Formula One's governing body has effectively decreed, in a package of measures introduced by International Automobile Federation (FIA) president Max Mosley this week to cut costs and bring back real racing, that drivers should be seen and not heard during races.
The clampdown includes a ban on team-to-car radio as well as the two-way telemetry systems that enable engineers to tweak a car's settings while it is racing.
That means that five-times champion Schumacher, used to talking tactics with technical director Ross Brawn and team boss Jean Todt during a race as well as getting occasional World Cup soccer updates last year, will hear nothing.
He is not very happy about it.
"If there is an oil problem in a certain corner or an accident or a rain situation mixed on the track, then on the radio you can discuss that," said the German. "If you don't have a radio, you cannot."
Ordinary fans, unable to listen in to the dialogue on regular terrestrial television or to see the legions of data engineers at work behind the scenes, will not notice any difference of course.
"We have 300 million people who want our sport on TV and who really don't care about electronics or how many cylinders the engines have," says Formula One's commercial supremo Bernie Ecclestone.
But the impact of the changes will be far-reaching and should not be underestimated. Last season could have been very different.
David Coulthard, the only driver so far to have beaten Ferrari's F2002, might not have won the Monaco Grand Prix had his McLaren engineers not fixed his engine by two-way telemetry after it began to smoke.
Brazilian Rubens Barrichello might even have won the Austrian Grand Prix rather than hearing a firm voice from the Ferrari pit wall crackle over his radio to order him to slow down for Schumacher.
"Virtual Ross" could not have existed.
That was the name the recuperating Brawn gave himself when he talked to Schumacher and Barrichello in their cars at the final race in Japan last year via a radio link-up with his home in Europe.
Despite Ferrari being sponsored by telecoms giant Vodafone, Brawn and Todt may have a problem in communicating clearly from now on.
Todt voiced his opposition to the radio ban on Thursday, saying it was not a cost, therefore getting rid of it would not save any money, adding that there were important safety factors to be considered.
But Mosley explained that the radio had to go primarily to ensure the ban on telemetry stood up.
"We realised that the systems could be used to send telemetry commands. We have avoided any suspicion," he said.
Other important and equally controversial changes could take Formula One a little closer to the golden days when cloth-capped mechanics worked openly on cars in the paddock, watched by bystanders.
To ensure that no teams build special cars for the new one-lap qualifying format, the FIA has decreed that vehicles must be immobilised in the supervised 'Parc Ferme' area between final qualifying and the race.

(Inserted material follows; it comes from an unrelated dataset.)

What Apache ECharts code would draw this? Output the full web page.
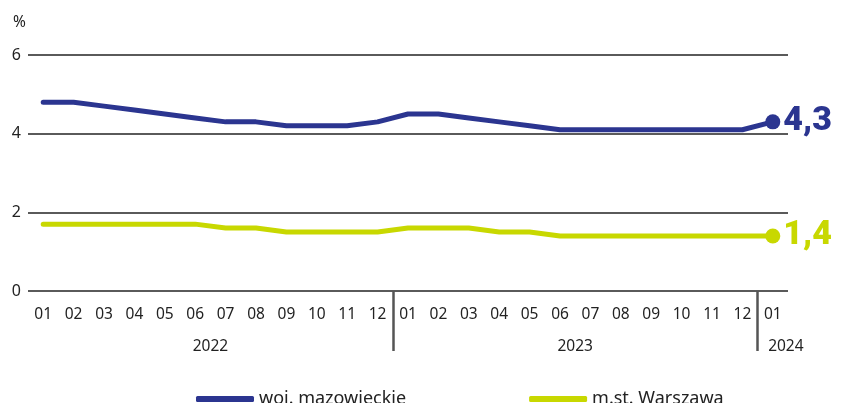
<!DOCTYPE html>
<html>
<head>
<meta charset="utf-8">
<script src="https://cdn.jsdelivr.net/npm/echarts@6/dist/echarts.min.js"></script>
<style>
  html, body { margin: 0; padding: 0; background: #fff; }
  #chart { width: 849px; height: 403px; }
</style>
</head>
<body>
<div id="chart"></div>
<script>
// miesiące: 2022-01 ... 2024-01
const months = ['01','02','03','04','05','06','07','08','09','10','11','12',
                '01','02','03','04','05','06','07','08','09','10','11','12',
                '01'];
const years = ['2022', '2023', '2024'];
const yearCenters = [6, 18, 24.93];   // positions on the helper axis
const yearBreaks = [12, 24];

const mazowieckie = [4.8, 4.8, 4.7, 4.6, 4.5, 4.4, 4.3, 4.3, 4.2, 4.2, 4.2, 4.3,
                     4.5, 4.5, 4.4, 4.3, 4.2, 4.1, 4.1, 4.1, 4.1, 4.1, 4.1, 4.1,
                     4.3];
const warszawa = [1.7, 1.7, 1.7, 1.7, 1.7, 1.7, 1.6, 1.6, 1.5, 1.5, 1.5, 1.5,
                  1.6, 1.6, 1.6, 1.5, 1.5, 1.4, 1.4, 1.4, 1.4, 1.4, 1.4, 1.4,
                  1.4];

const blue = '#2b3590';
const lime = '#c8d800';
const font = 'Noto Sans';

function endPoint(data, color) {
  // only the last point gets a dot and a big label
  return data.map((v, i) => {
    if (i !== data.length - 1) return v;
    return {
      value: v,
      symbol: 'circle',
      symbolSize: 15,
      label: {
        show: true,
        position: 'right',
        distance: 3,
        formatter: (p) => String(p.value).replace('.', ','),
        color: color,
        fontFamily: 'Roboto',
        fontWeight: 900,
        fontSize: 34
      }
    };
  });
}

let myChart = echarts.init(document.getElementById('chart'));

let option = {
  animation: false,
  textStyle: { fontFamily: font },
  grid: { left: 28, right: 61, top: 55, bottom: 112 },
  legend: {
    bottom: -10,
    left: 191,
    itemGap: 123,
    itemWidth: 58,
    itemHeight: 6,
    icon: 'roundRect',
    textStyle: { fontSize: 18, color: '#222', fontFamily: font },
    data: ['woj. mazowieckie', 'm.st. Warszawa']
  },
  xAxis: [
    {
      type: 'category',
      data: months,
      boundaryGap: true,
      axisLine: { show: false },
      axisTick: { show: false },
      axisLabel: { color: '#222', fontSize: 15.5, margin: 16, interval: 0 }
    },
    {
      type: 'value',
      min: 0,
      max: months.length,
      position: 'bottom',
      axisLine: { show: false },
      splitLine: { show: false },
      axisTick: {
        show: true,
        customValues: yearBreaks,
        length: 60,
        lineStyle: { color: '#555', width: 2.5 }
      },
      axisLabel: {
        customValues: yearCenters,
        margin: 48,
        color: '#222',
        fontSize: 15.5,
        formatter: (v) => years[yearCenters.indexOf(v)] || ''
      }
    }
  ],
  yAxis: {
    type: 'value',
    min: 0,
    max: 6,
    interval: 2,
    name: '%',
    nameLocation: 'end',
    nameGap: 24,
    nameTextStyle: { color: '#222', fontSize: 15.5, align: 'right', padding: [0, 2, 0, 0] },
    axisLine: { show: false },
    axisTick: { show: false },
    axisLabel: { color: '#222', fontSize: 16, margin: 7 },
    splitLine: { lineStyle: { color: '#5a5a5a', width: 2 } }
  },
  series: [
    {
      name: 'woj. mazowieckie',
      type: 'line',
      data: endPoint(mazowieckie, blue),
      color: blue,
      symbol: 'none',
      showAllSymbol: true,
      lineStyle: { width: 5, cap: 'round', join: 'round' },
      z: 3
    },
    {
      name: 'm.st. Warszawa',
      type: 'line',
      data: endPoint(warszawa, lime),
      color: lime,
      symbol: 'none',
      showAllSymbol: true,
      lineStyle: { width: 5, cap: 'round', join: 'round' },
      z: 3
    }
  ]
};

myChart.setOption(option);
</script>
</body>
</html>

Teams will be unable to work on them except under strict supervision.
That means, in theory, that if a driver were to blow an engine or skid off and damage his car on a slowing down lap after qualifying, his team of mechanics will have to do the work out in the open -- rain or shine.
Given the fiery nature of some of those involved in the business, perhaps it is just as well that the radios will not be working.